(Dataset records)
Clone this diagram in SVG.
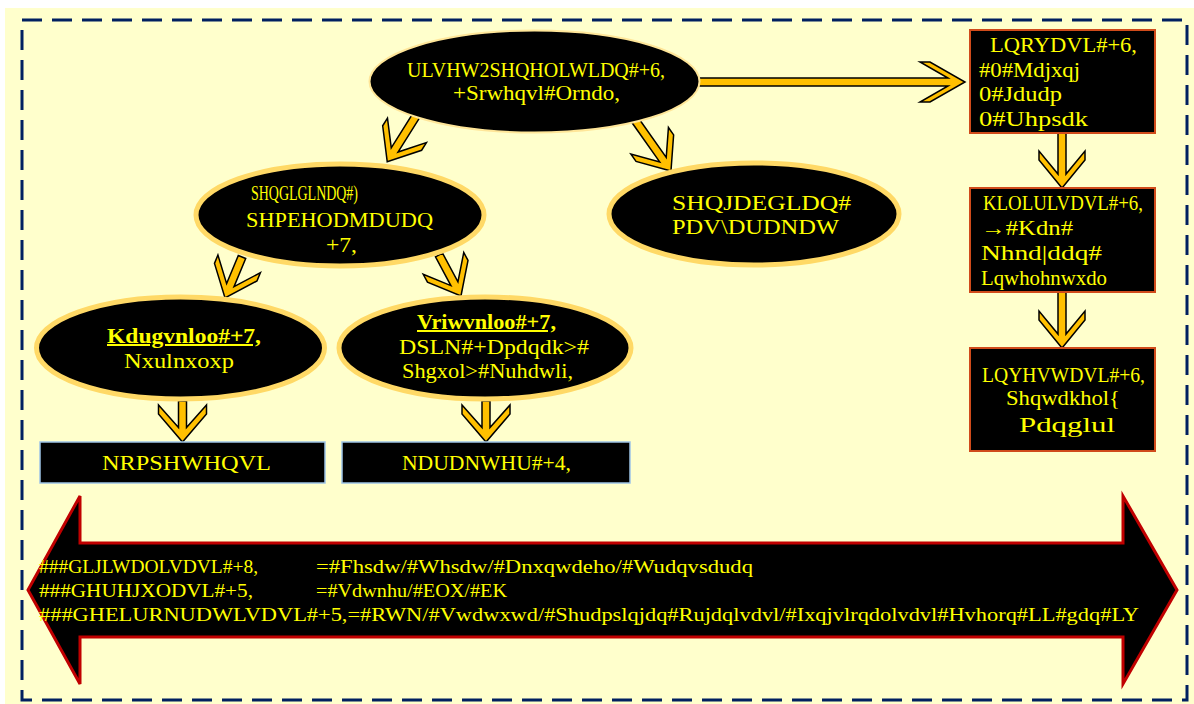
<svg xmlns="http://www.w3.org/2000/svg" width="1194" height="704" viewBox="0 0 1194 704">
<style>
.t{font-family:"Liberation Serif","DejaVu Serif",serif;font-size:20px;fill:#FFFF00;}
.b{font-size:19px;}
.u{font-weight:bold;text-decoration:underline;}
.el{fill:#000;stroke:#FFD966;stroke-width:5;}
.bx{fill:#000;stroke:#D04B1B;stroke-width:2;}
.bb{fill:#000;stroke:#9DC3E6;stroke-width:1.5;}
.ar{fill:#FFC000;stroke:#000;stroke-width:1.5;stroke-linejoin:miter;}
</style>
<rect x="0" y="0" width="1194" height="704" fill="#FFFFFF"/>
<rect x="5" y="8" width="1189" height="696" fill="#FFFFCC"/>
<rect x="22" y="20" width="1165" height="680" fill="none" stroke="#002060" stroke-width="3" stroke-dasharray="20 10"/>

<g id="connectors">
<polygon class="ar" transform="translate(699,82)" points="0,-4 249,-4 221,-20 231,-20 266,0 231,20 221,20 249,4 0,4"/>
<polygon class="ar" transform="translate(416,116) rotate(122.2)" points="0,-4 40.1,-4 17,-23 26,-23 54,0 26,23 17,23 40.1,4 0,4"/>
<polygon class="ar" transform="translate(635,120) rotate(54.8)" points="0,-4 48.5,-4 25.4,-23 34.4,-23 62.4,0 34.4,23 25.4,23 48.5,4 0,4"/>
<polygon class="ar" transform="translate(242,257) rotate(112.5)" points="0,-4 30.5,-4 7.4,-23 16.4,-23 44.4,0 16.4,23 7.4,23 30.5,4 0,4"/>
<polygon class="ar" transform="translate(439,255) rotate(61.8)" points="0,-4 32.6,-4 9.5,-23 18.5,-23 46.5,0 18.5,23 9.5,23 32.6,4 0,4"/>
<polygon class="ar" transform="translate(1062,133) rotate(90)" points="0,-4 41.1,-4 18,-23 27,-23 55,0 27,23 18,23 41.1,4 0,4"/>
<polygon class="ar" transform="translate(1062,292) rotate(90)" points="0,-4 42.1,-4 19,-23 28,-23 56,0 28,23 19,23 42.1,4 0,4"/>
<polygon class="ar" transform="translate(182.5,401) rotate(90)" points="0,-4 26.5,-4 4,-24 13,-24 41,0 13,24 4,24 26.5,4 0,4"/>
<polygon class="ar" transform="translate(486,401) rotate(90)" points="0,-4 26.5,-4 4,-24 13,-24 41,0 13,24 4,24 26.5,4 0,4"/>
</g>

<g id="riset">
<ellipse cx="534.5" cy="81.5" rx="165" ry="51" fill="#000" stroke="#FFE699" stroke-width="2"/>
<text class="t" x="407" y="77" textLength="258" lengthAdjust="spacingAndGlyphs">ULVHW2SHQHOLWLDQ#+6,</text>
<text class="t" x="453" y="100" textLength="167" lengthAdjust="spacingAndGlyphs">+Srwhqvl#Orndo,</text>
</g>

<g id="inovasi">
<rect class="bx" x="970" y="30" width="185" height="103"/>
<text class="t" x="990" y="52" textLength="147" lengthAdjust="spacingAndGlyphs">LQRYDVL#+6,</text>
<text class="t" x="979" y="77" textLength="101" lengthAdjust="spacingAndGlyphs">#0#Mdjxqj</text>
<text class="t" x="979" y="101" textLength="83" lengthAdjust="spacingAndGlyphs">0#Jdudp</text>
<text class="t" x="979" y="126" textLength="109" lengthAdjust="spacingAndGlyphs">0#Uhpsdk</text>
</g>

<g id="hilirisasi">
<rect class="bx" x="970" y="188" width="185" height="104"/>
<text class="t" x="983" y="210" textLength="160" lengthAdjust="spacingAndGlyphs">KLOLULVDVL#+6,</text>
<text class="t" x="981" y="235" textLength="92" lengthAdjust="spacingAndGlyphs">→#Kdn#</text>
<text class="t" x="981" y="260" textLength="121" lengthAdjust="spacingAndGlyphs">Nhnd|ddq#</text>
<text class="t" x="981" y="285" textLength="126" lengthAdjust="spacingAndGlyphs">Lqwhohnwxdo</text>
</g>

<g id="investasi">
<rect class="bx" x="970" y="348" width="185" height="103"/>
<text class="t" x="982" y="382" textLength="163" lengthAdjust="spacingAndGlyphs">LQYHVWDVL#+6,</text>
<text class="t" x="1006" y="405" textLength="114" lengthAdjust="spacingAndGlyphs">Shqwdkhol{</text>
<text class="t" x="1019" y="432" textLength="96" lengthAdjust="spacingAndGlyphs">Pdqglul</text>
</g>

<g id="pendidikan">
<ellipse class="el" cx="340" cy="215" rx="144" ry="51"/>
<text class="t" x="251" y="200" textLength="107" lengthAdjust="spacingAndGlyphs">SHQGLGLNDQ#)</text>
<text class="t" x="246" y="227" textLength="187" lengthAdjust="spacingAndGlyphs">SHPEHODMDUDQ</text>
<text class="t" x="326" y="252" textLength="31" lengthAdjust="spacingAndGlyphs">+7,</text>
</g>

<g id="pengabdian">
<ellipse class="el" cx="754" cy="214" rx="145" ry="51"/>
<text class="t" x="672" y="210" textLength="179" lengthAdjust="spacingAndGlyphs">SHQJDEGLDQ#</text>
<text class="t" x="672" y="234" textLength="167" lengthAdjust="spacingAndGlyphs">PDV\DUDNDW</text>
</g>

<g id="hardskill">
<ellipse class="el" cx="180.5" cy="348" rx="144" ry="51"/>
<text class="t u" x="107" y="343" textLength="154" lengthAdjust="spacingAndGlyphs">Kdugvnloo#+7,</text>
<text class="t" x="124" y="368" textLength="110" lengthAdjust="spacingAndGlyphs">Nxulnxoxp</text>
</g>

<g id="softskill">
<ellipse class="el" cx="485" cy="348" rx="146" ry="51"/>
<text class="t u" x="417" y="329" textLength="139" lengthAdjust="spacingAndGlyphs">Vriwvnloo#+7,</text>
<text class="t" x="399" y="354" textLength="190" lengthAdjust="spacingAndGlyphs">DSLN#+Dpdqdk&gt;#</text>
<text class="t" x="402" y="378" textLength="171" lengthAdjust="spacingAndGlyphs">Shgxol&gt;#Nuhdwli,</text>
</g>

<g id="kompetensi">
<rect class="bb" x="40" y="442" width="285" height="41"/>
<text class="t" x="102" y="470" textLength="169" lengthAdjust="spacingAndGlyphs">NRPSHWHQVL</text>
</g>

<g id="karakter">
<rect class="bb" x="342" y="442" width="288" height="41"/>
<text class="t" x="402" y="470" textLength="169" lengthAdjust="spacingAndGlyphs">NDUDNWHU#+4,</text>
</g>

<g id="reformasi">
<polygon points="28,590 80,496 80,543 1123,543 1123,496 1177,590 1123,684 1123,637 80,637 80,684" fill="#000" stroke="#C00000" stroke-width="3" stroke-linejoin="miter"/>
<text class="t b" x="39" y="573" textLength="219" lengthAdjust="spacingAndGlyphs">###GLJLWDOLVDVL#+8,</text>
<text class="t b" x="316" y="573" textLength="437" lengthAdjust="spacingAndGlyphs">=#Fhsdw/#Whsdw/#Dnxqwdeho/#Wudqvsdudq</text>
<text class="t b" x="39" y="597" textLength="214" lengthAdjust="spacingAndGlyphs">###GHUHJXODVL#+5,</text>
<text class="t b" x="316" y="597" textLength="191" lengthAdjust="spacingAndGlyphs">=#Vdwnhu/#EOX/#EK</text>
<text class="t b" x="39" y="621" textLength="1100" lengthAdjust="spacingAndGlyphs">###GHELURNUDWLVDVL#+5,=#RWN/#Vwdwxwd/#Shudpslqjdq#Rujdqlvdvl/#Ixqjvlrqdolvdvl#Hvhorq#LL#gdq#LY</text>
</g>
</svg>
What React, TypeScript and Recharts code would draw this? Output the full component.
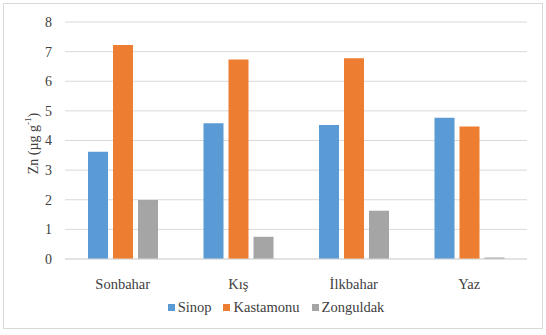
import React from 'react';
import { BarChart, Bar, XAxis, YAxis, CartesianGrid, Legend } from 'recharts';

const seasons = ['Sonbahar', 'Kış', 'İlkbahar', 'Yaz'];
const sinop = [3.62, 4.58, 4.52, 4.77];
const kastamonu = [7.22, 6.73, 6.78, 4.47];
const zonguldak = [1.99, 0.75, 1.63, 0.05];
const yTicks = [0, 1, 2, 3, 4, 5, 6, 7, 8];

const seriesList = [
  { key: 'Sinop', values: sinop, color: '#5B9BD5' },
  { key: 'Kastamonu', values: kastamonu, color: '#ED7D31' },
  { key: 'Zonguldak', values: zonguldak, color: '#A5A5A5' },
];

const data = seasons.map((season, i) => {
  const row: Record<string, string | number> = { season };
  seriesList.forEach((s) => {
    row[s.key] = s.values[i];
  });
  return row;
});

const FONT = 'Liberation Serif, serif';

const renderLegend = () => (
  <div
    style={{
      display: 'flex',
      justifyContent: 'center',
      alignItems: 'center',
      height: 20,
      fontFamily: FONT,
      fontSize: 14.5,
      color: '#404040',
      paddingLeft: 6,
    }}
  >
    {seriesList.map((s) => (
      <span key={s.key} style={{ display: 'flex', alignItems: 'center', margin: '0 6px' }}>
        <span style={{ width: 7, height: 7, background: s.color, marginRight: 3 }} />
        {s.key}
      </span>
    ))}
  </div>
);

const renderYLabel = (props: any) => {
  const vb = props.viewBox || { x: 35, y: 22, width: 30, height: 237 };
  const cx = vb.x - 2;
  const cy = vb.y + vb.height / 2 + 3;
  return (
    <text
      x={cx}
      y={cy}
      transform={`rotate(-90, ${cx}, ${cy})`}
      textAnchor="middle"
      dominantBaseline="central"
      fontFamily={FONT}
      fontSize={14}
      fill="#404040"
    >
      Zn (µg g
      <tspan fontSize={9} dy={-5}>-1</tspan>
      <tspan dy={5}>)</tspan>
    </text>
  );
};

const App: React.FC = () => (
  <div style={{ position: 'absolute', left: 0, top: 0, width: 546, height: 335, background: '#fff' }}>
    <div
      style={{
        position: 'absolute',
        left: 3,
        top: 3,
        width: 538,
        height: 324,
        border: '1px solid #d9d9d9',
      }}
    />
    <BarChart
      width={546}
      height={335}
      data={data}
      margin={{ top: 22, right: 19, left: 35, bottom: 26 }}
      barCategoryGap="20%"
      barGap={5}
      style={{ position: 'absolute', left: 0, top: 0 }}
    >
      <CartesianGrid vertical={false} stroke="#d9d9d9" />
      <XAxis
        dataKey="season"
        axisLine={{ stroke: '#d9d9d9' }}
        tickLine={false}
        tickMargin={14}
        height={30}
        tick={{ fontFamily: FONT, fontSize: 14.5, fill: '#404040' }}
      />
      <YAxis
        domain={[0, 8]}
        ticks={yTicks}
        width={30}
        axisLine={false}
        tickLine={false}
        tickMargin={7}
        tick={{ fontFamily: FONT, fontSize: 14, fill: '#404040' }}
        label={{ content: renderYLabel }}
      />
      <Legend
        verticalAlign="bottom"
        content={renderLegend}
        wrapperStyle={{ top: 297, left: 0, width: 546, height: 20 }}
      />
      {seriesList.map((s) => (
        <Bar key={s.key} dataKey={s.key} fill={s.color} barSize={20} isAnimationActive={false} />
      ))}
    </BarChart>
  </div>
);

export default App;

◆ **REQUEST**
Transcribe only the lines above that start at the line containing "What React, TypeScript" and end at the line containing "YAxis, CartesianGrid, Legend". Omit pictures.

◆ **REPLY TO THE EXERCISE**
What React, TypeScript and Recharts code would draw this? Output the full component.
import React from 'react';
import { BarChart, Bar, XAxis, YAxis, CartesianGrid, Legend } from 'recharts';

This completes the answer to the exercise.